- TASK TO CARRY OUT:
Output the material beneath this task exactly, images excluded.
* begin *
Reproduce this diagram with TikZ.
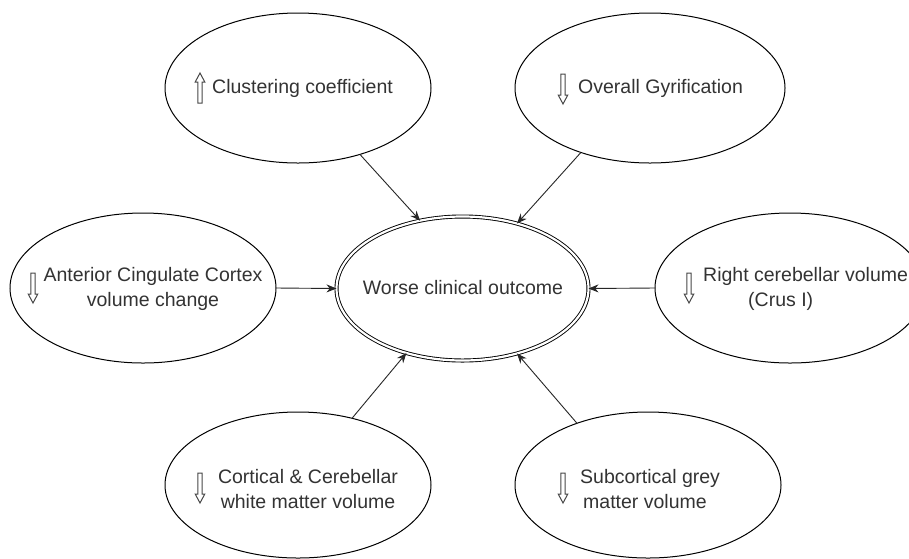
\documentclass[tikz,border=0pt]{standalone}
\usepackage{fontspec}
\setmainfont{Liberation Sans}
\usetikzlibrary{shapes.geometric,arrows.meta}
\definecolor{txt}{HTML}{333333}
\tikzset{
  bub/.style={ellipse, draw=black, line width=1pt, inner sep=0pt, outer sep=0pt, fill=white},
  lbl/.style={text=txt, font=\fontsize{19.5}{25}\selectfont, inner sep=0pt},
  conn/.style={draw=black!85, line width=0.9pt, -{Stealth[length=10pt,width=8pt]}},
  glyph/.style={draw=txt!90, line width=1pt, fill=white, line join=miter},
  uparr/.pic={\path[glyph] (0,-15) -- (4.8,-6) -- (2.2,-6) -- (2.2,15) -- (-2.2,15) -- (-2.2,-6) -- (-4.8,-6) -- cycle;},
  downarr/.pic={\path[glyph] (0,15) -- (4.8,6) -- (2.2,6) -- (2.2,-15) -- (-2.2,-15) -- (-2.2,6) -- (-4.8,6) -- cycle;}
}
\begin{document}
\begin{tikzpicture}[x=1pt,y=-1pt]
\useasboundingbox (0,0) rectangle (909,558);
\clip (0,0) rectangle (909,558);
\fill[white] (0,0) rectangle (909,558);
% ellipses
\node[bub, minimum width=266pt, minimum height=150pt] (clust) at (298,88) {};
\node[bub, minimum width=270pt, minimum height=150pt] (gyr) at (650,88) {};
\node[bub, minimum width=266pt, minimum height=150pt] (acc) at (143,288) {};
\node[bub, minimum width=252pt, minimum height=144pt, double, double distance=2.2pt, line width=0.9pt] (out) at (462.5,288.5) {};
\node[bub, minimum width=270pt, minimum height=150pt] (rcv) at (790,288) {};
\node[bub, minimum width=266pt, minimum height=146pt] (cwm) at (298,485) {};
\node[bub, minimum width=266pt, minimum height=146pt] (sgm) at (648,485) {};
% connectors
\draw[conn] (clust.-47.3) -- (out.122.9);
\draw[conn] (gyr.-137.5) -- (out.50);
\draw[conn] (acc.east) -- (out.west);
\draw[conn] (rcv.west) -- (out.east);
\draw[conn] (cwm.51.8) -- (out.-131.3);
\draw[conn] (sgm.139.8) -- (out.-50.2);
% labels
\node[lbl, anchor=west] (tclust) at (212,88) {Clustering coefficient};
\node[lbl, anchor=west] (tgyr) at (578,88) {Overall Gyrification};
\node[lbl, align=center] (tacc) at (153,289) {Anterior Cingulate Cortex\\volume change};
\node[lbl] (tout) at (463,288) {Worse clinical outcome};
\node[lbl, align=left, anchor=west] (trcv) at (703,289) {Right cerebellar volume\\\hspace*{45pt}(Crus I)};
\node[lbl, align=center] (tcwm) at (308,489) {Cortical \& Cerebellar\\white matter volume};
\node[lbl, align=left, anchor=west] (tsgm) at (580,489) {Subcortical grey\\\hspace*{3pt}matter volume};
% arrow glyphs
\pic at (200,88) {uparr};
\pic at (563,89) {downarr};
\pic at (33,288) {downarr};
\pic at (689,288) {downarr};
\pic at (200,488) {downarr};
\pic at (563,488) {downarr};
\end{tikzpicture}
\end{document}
* end *
- ANSWER TO THIS EXERCISE:
Reproduce this diagram with TikZ.
\documentclass[tikz,border=0pt]{standalone}
\usepackage{fontspec}
\setmainfont{Liberation Sans}
\usetikzlibrary{shapes.geometric,arrows.meta}
\definecolor{txt}{HTML}{333333}
\tikzset{
  bub/.style={ellipse, draw=black, line width=1pt, inner sep=0pt, outer sep=0pt, fill=white},
  lbl/.style={text=txt, font=\fontsize{19.5}{25}\selectfont, inner sep=0pt},
  conn/.style={draw=black!85, line width=0.9pt, -{Stealth[length=10pt,width=8pt]}},
  glyph/.style={draw=txt!90, line width=1pt, fill=white, line join=miter},
  uparr/.pic={\path[glyph] (0,-15) -- (4.8,-6) -- (2.2,-6) -- (2.2,15) -- (-2.2,15) -- (-2.2,-6) -- (-4.8,-6) -- cycle;},
  downarr/.pic={\path[glyph] (0,15) -- (4.8,6) -- (2.2,6) -- (2.2,-15) -- (-2.2,-15) -- (-2.2,6) -- (-4.8,6) -- cycle;}
}
\begin{document}
\begin{tikzpicture}[x=1pt,y=-1pt]
\useasboundingbox (0,0) rectangle (909,558);
\clip (0,0) rectangle (909,558);
\fill[white] (0,0) rectangle (909,558);
% ellipses
\node[bub, minimum width=266pt, minimum height=150pt] (clust) at (298,88) {};
\node[bub, minimum width=270pt, minimum height=150pt] (gyr) at (650,88) {};
\node[bub, minimum width=266pt, minimum height=150pt] (acc) at (143,288) {};
\node[bub, minimum width=252pt, minimum height=144pt, double, double distance=2.2pt, line width=0.9pt] (out) at (462.5,288.5) {};
\node[bub, minimum width=270pt, minimum height=150pt] (rcv) at (790,288) {};
\node[bub, minimum width=266pt, minimum height=146pt] (cwm) at (298,485) {};
\node[bub, minimum width=266pt, minimum height=146pt] (sgm) at (648,485) {};
% connectors
\draw[conn] (clust.-47.3) -- (out.122.9);
\draw[conn] (gyr.-137.5) -- (out.50);
\draw[conn] (acc.east) -- (out.west);
\draw[conn] (rcv.west) -- (out.east);
\draw[conn] (cwm.51.8) -- (out.-131.3);
\draw[conn] (sgm.139.8) -- (out.-50.2);
% labels
\node[lbl, anchor=west] (tclust) at (212,88) {Clustering coefficient};
\node[lbl, anchor=west] (tgyr) at (578,88) {Overall Gyrification};
\node[lbl, align=center] (tacc) at (153,289) {Anterior Cingulate Cortex\\volume change};
\node[lbl] (tout) at (463,288) {Worse clinical outcome};
\node[lbl, align=left, anchor=west] (trcv) at (703,289) {Right cerebellar volume\\\hspace*{45pt}(Crus I)};
\node[lbl, align=center] (tcwm) at (308,489) {Cortical \& Cerebellar\\white matter volume};
\node[lbl, align=left, anchor=west] (tsgm) at (580,489) {Subcortical grey\\\hspace*{3pt}matter volume};
% arrow glyphs
\pic at (200,88) {uparr};
\pic at (563,89) {downarr};
\pic at (33,288) {downarr};
\pic at (689,288) {downarr};
\pic at (200,488) {downarr};
\pic at (563,488) {downarr};
\end{tikzpicture}
\end{document}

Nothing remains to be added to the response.